Several years after receiving his bachelor's degree at the University of California, Berkeley (1932), Drake joined several college friends in creating the original version of a board game called Empire in 1938, which went on to inspire Peter Langston to create his computer game of the same name.

He died on October 6, 1993.

==Selected works==
- (1949) Book of Anglo-Saxon Verse.
- (1953) Dialogue Concerning the Two Chief World Systems. Berkeley: University of California Press.
- (1957) Discoveries and Opinions of Galileo. New York: Doubleday & Company. ISBN 0-385-09239-3
- (1960) On Motion and On Mechanics: Comprising De Motu (ca. 1590) and Le Meccaniche (ca. 1600). Madison, WI: University of Wisconsin Press.

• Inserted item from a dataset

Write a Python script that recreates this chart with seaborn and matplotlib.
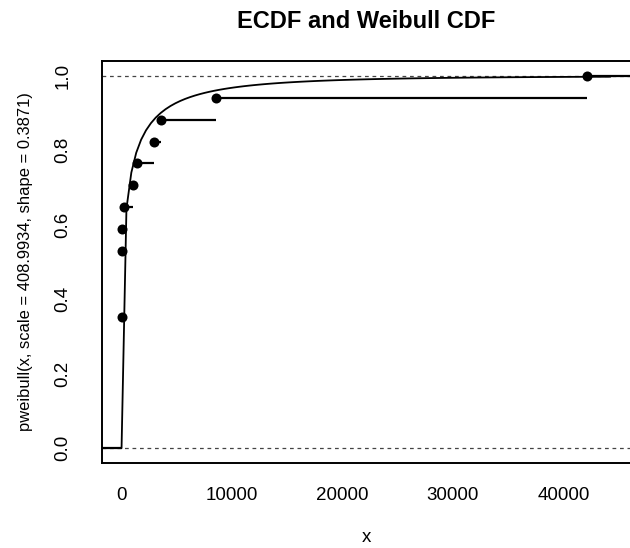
import numpy as np
import pandas as pd
import matplotlib
matplotlib.use("Agg")
import matplotlib.pyplot as plt
import seaborn as sns

# ---- data ----
knots = [20, 50, 80, 230, 1010, 1380, 2940, 3550, 8520, 42100]
ecdf_values = [6/17, 9/17, 10/17, 11/17, 12/17, 13/17, 14/17, 15/17, 16/17, 17/17]
weibull_scale = 408.9934
weibull_shape = 0.3871
curve_from, curve_to, curve_n = 0, 44250, 101

xticks = [0, 10000, 20000, 30000, 40000]
yticks = [0.0, 0.2, 0.4, 0.6, 0.8, 1.0]
ytick_labels = ["0.0", "0.2", "0.4", "0.6", "0.8", "1.0"]
title = "ECDF and Weibull CDF"
ylabel = "pweibull(x, scale = 408.9934, shape = 0.3871)"
xlabel = "x"

# theoretical Weibull CDF sampled like R's curve()
cx = np.linspace(curve_from, curve_to, curve_n)
cy = 1 - np.exp(-(cx / weibull_scale) ** weibull_shape)
curve_df = pd.DataFrame({"x": cx, "y": cy})
ecdf_df = pd.DataFrame({"x": knots, "y": ecdf_values})

sns.set_style("white")
plt.rcParams["font.family"] = ["Liberation Sans", "DejaVu Sans"]
plt.rcParams["text.color"] = "black"
plt.rcParams["axes.labelcolor"] = "black"

fig = plt.figure(figsize=(6.3, 5.48), dpi=100)
ax_l, ax_r, ax_t, ax_b = 102, 630, 61, 463
ax = fig.add_axes([ax_l/630, 1 - ax_b/548, (ax_r-ax_l)/630, (ax_b-ax_t)/548])

span = curve_to - curve_from
xlim = (curve_from - 0.04*span, curve_to + 0.04*span)
ax.set_xlim(*xlim)
ax.set_ylim(-0.04, 1.04)

# reference lines at 0 and 1
for h in (0, 1):
    ax.axhline(h, color="#444444", lw=0.9, ls=(0, (3, 3)), zorder=1)

# Weibull curve
sns.lineplot(data=curve_df, x="x", y="y", color="black", lw=1.3, ax=ax,
             estimator=None, sort=False, zorder=3)

# ECDF step segments (no verticals)
seg_left = [xlim[0]] + knots
seg_right = knots + [xlim[1]]
seg_y = [0] + ecdf_values
ax.hlines(seg_y, seg_left, seg_right, color="black", lw=1.6, zorder=3)

# ECDF points
sns.scatterplot(data=ecdf_df, x="x", y="y", color="black", s=52,
                edgecolor="black", linewidth=0, ax=ax, zorder=4)

ax.set_xticks(xticks)
ax.set_xticklabels([str(t) for t in xticks])
ax.set_yticks(yticks)
ax.set_yticklabels(ytick_labels, rotation=90, va="center")
ax.tick_params(axis="both", direction="out", length=7, width=1.2, colors="black",
               labelsize=13.5)
ax.tick_params(axis="x", pad=10)
ax.tick_params(axis="y", pad=15)

for name, s in ax.spines.items():
    s.set_visible(name != "right")
    s.set_color("black")
    s.set_linewidth(1.4)

ax.set_xlabel(xlabel, fontsize=13.5, color="black")
ax.set_ylabel(ylabel, fontsize=11.9, color="black")
ax.xaxis.set_label_coords(0.5, (ax_b-538)/(ax_b-ax_t))
ax.yaxis.set_label_coords((26-ax_l)/(ax_r-ax_l), 0.5)
ax.xaxis.label.set_va("center")
ax.yaxis.label.set_va("center")

ax.text(0.5, 1 + 40/(ax_b-ax_t), title, transform=ax.transAxes, ha="center",
        va="center", fontsize=17, fontweight="bold", color="black")

fig.savefig("out.png", dpi=100)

- (1973) "Galileo's Discovery of the Law of Free Fall," Scientific American 228(5): 84–92.
- (1974) Two New Sciences. University of Wisconsin Press. ISBN 0-299-06404-2. A new translation including sections on centers of gravity and the force of percussion.
- (1978) Galileo At Work. Chicago: University of Chicago Press. ISBN 0-226-16226-5
- (1982) Forming Book Collections. Toronto: The Amtmann Circle.
- (1990) Galileo: Pioneer Scientist. Toronto: University of Toronto Press. ISBN 0-8020-2725-3. ISBN 978-0-8020-2725-2.
- (1999) Essays on Galileo and the History and Philosophy of Science (3 vols.). Toronto: University of Toronto Press.